Broccoli is rich in sulforaphane, a naturally occurring compound. (Shutterstock)
Broccoli is rich in sulforaphane, a naturally occurring compound. (Shutterstock)

In the study, conducted on rats, this compound reduced glucose production by liver cells that were growing in culture and shifted the liver gene expression away from a diseased state in the rats with diabetes. Sulforaphane reversed the disease signature in the livers from diabetic animals and cut exaggerated glucose production and glucose intolerance by a magnitude similar to that of metformin, said Annika Axelsson from the Lund University in Sweden. In addition, sulforaphane provided as concentrated broccoli sprout extract reduced fasting blood glucose and glycated hemoglobin (HbA1c) in obese patients with dysregulated Type 2 diabetes.
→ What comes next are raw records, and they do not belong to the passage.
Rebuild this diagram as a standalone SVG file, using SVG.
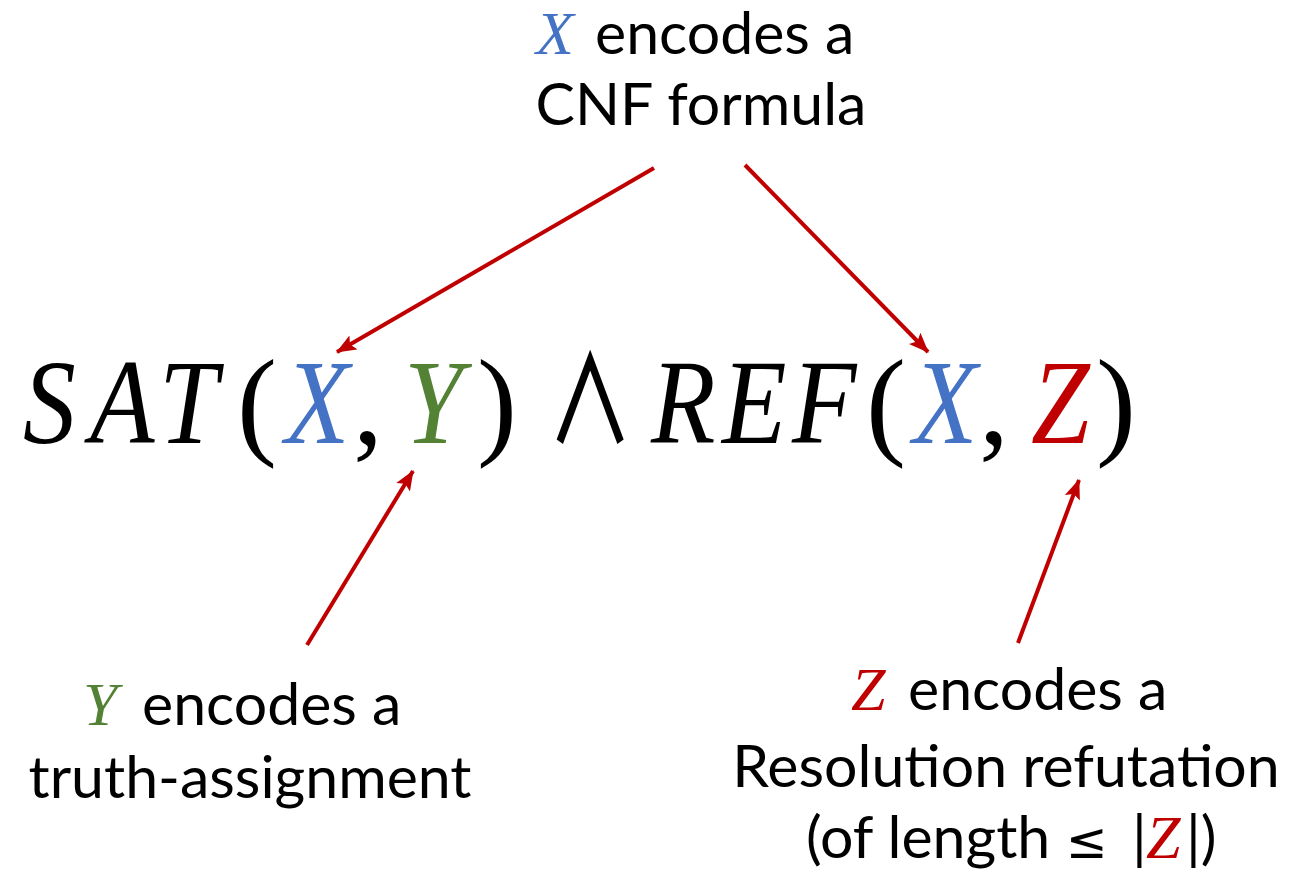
<svg xmlns="http://www.w3.org/2000/svg" width="1291" height="875" viewBox="0 0 1291 875">
<defs>
<marker id="ah" markerUnits="userSpaceOnUse" markerWidth="20" markerHeight="18" viewBox="0 0 20 18" refX="19" refY="9" orient="auto">
<path d="M0,1 L20,9 L0,17 L4,9 Z" fill="#C00000"/>
</marker>
<style>
.lbl{font-family:Lato,"Open Sans","Liberation Sans",sans-serif;font-size:59px;fill:#000}
.mi{font-family:"Liberation Serif","DejaVu Serif",serif;font-style:italic}
.mu{font-family:"Liberation Serif","DejaVu Serif",serif}
.big{font-size:120px}
.sm{font-size:62px}
.blue{fill:#4472C4}
.green{fill:#548235}
.red{fill:#C00000}
.blk{fill:#000}
.arr{stroke:#C00000;stroke-width:4;fill:none;marker-end:url(#ah)}
</style>
</defs>
<rect width="1291" height="875" fill="#fff"/>
<g id="formula">
<text class="mi big blk" transform="translate(23,443) scale(0.88,1)">S</text>
<text class="mi big blk" transform="translate(90,443) scale(0.88,1)">A</text>
<text class="mi big blk" transform="translate(159,443) scale(0.88,1)">T</text>
<text class="mu big blk" x="237" y="443">(</text>
<text class="mi big blue" transform="translate(285,443) scale(0.88,1)">X</text>
<text class="mu big blk" x="353" y="443">,</text>
<text class="mi big green" transform="translate(404,443) scale(0.88,1)">Y</text>
<text class="mu big blk" x="477" y="443">)</text>
<text class="blk" transform="translate(547,443) scale(0.72,1)" style="font-family:'Noto Sans CJK JP',sans-serif;font-size:120px;font-weight:500">∧</text>
<text class="mi big blk" transform="translate(651,443) scale(0.88,1)">R</text>
<text class="mi big blk" transform="translate(722,443) scale(0.88,1)">E</text>
<text class="mi big blk" transform="translate(792,443) scale(0.88,1)">F</text>
<text class="mu big blk" x="866" y="443">(</text>
<text class="mi big blue" transform="translate(913,443) scale(0.88,1)">X</text>
<text class="mu big blk" x="979" y="443">,</text>
<text class="mi big red" transform="translate(1031,443) scale(0.88,1)">Z</text>
<text class="mu big blk" x="1096" y="443">)</text>
</g>
<g id="label-x">
<text y="54"><tspan class="mi sm blue" x="536">X</tspan><tspan class="lbl" x="595">encodes a</tspan></text>
<text class="lbl" x="701" y="125" text-anchor="middle">CNF formula</text>
</g>
<g id="label-y">
<text y="725"><tspan class="mi sm green" x="83">Y</tspan><tspan class="lbl" x="142">encodes a</tspan></text>
<text class="lbl" x="250" y="798" text-anchor="middle">truth-assignment</text>
</g>
<g id="label-z">
<text y="710"><tspan class="mi sm red" x="851">Z</tspan><tspan class="lbl" x="908">encodes a</tspan></text>
<text class="lbl" x="1006" y="787" text-anchor="middle">Resolution refutation</text>
<text class="lbl" y="858"><tspan x="806">(of length</tspan><tspan x="1066" style="font-family:'DejaVu Sans',sans-serif;font-size:50px">≤</tspan><tspan x="1132">|</tspan><tspan class="mi sm red" x="1146">Z</tspan><tspan x="1186">|)</tspan></text>
</g>
<g id="connectors">
<line class="arr" x1="654" y1="168" x2="337" y2="352"/>
<line class="arr" x1="745" y1="165" x2="928" y2="352"/>
<line class="arr" x1="307" y1="645" x2="413" y2="471"/>
<line class="arr" x1="1018" y1="643" x2="1079" y2="480"/>
</g>
</svg>
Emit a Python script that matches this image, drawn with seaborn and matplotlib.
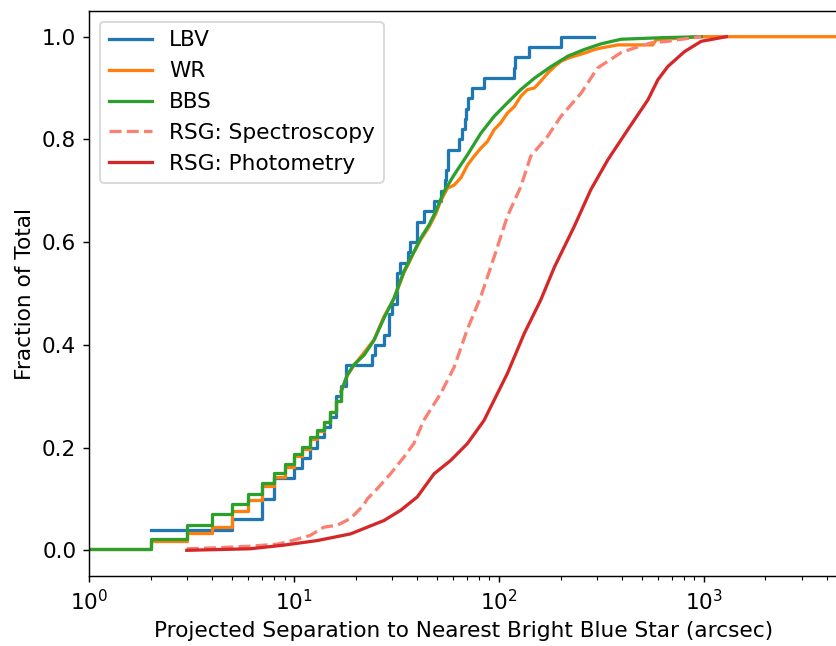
import matplotlib
matplotlib.use("Agg")
import matplotlib.pyplot as plt
import seaborn as sns

# ---- data (separation in arcsec, cumulative fraction) ----
lbv_x = [2, 5, 7, 8, 10, 11, 12, 13, 14, 15, 16, 17, 18, 24, 25, 27.5, 29, 30, 32, 33,
         36, 37, 40, 43, 48, 52, 54.5, 55.5, 56.5, 64, 66, 68, 69.5, 71, 74, 85, 118,
         120, 141, 201, 290]
lbv_y = [0.04, 0.06, 0.10, 0.14, 0.16, 0.18, 0.20, 0.22, 0.24, 0.26, 0.30, 0.32, 0.36,
         0.38, 0.40, 0.42, 0.46, 0.48, 0.54, 0.56, 0.58, 0.60, 0.64, 0.66, 0.68, 0.70,
         0.72, 0.74, 0.78, 0.80, 0.82, 0.84, 0.86, 0.88, 0.90, 0.92, 0.94, 0.96, 0.98,
         1.0, 1.0]

wr_step_x = [1, 2, 3, 4, 5, 6, 7, 8, 9, 10, 11, 12, 13, 14, 15, 16, 17]
wr_step_y = [0.003, 0.018, 0.034, 0.045, 0.077, 0.097, 0.125, 0.142, 0.162, 0.183,
             0.197, 0.217, 0.232, 0.25, 0.27, 0.29, 0.31]
wr_x = [17, 18.2, 19.6, 22, 24.6, 27.5, 30.8, 34.4, 38.5, 41.6, 45.7, 49.2, 52, 56.1,
        60.5, 65.2, 70.3, 75.7, 81.7, 88, 94.9, 102, 110, 119, 128, 138, 149, 160, 173,
        187, 201, 217, 233, 252, 271, 292, 315, 381, 564, 586, 972, 5000]
wr_y = [0.31, 0.34, 0.36, 0.385, 0.41, 0.455, 0.49, 0.54, 0.58, 0.605, 0.63, 0.655,
        0.68, 0.705, 0.711, 0.725, 0.750, 0.767, 0.783, 0.796, 0.819, 0.832, 0.851,
        0.864, 0.884, 0.897, 0.900, 0.913, 0.929, 0.942, 0.952, 0.958, 0.962, 0.966,
        0.970, 0.975, 0.978, 0.984, 0.984, 0.994, 1.0, 1.0]

bbs_step_x = [1, 2, 3, 4, 5, 6, 7, 8, 9, 10, 11, 12, 13, 14, 15, 16, 17]
bbs_step_y = [0.003, 0.023, 0.049, 0.07, 0.091, 0.11, 0.131, 0.151, 0.169, 0.187,
              0.201, 0.221, 0.234, 0.25, 0.27, 0.29, 0.309]
bbs_x = [17, 18.2, 19.6, 22, 24.6, 27.5, 30.8, 34.4, 38.5, 41.6, 45.7, 49.2, 54.1,
         60.5, 70.3, 81.7, 94.9, 110, 128, 149, 180, 217, 261, 315, 395, 620, 972]
bbs_y = [0.309, 0.341, 0.361, 0.380, 0.409, 0.452, 0.491, 0.543, 0.581, 0.608, 0.634,
         0.66, 0.699, 0.731, 0.770, 0.812, 0.845, 0.871, 0.897, 0.919, 0.942, 0.962,
         0.975, 0.986, 0.995, 0.998, 1.0]

rsgs_x = [3, 4.2, 6.1, 8.3, 9.6, 12, 14, 16.3, 18.9, 21.9, 22.8, 25.5, 29.6, 34.5, 38.5,
          43, 52, 60.6, 70, 81.7, 95, 110, 128, 143, 173, 201, 252, 303, 395, 459, 554,
          668, 747, 972]
rsgs_y = [0.003, 0.005, 0.008, 0.012, 0.018, 0.029, 0.045, 0.049, 0.062, 0.088, 0.10,
          0.12, 0.149, 0.182, 0.208, 0.253, 0.305, 0.357, 0.429, 0.494, 0.572, 0.65,
          0.708, 0.767, 0.806, 0.845, 0.89, 0.939, 0.969, 0.978, 0.988, 0.991, 0.994, 1.0]

rsgp_x = [3, 6.1, 8.9, 13, 18.9, 22.8, 27.5, 33.2, 40, 48.3, 58.2, 70.3, 84.7, 110, 133,
          160, 187, 233, 281, 340, 426, 534, 597, 668, 806, 972, 1290]
rsgp_y = [0.0, 0.003, 0.01, 0.019, 0.032, 0.045, 0.058, 0.078, 0.104, 0.149, 0.175,
          0.208, 0.253, 0.344, 0.422, 0.487, 0.552, 0.63, 0.702, 0.76, 0.819, 0.877,
          0.916, 0.942, 0.971, 0.991, 1.0]

labels = ["LBV", "WR", "BBS", "RSG: Spectroscopy", "RSG: Photometry"]
colors = ["#1f77b4", "#ff7f0e", "#2ca02c", "#fa8072", "#d62728"]

# ---- figure ----
W, H, DPI = 836, 646, 130
FS = 12
fig = plt.figure(figsize=(W / DPI, H / DPI), dpi=DPI)
ax = fig.add_axes([89 / W, (H - 576) / H, 749 / W, (576 - 11) / H])

common = dict(ax=ax, estimator=None, sort=False, linewidth=1.8)
sns.lineplot(x=lbv_x, y=lbv_y, color=colors[0], label=labels[0],
             drawstyle="steps-post", **common)
sns.lineplot(x=wr_step_x, y=wr_step_y, color=colors[1], label=labels[1],
             drawstyle="steps-post", **common)
sns.lineplot(x=wr_x, y=wr_y, color=colors[1], legend=False, **common)
sns.lineplot(x=bbs_step_x, y=bbs_step_y, color=colors[2], label=labels[2],
             drawstyle="steps-post", **common)
sns.lineplot(x=bbs_x, y=bbs_y, color=colors[2], legend=False, **common)
sns.lineplot(x=rsgs_x, y=rsgs_y, color=colors[3], label=labels[3],
             linestyle="--", **common)
sns.lineplot(x=rsgp_x, y=rsgp_y, color=colors[4], label=labels[4], **common)

ax.set_xscale("log")
ax.set_xlim(1, 4520)
ax.set_ylim(-0.05, 1.05)
ax.set_yticks([0.0, 0.2, 0.4, 0.6, 0.8, 1.0])
ax.set_xlabel("Projected Separation to Nearest Bright Blue Star (arcsec)", fontsize=FS)
ax.set_ylabel("Fraction of Total", fontsize=FS)
ax.tick_params(labelsize=FS)
ax.legend(loc="upper left", fontsize=FS)

fig.savefig("out.png", dpi=DPI)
For the study, appearing in the journal Science Translational Medicine, the team constructed a signature for Type 2 diabetes based on 50 genes, then used publically available expression datasets to screen 3,852 compounds for drugs that potentially reverse disease. When the researchers gave concentrated broccoli sprout extracts to 97 human Type 2 diabetes patients in a 12-week randomised placebo-controlled trial, obese participants who had dysregulated disease demonstrated significantly decreased fasting blood glucose levels compared to controls.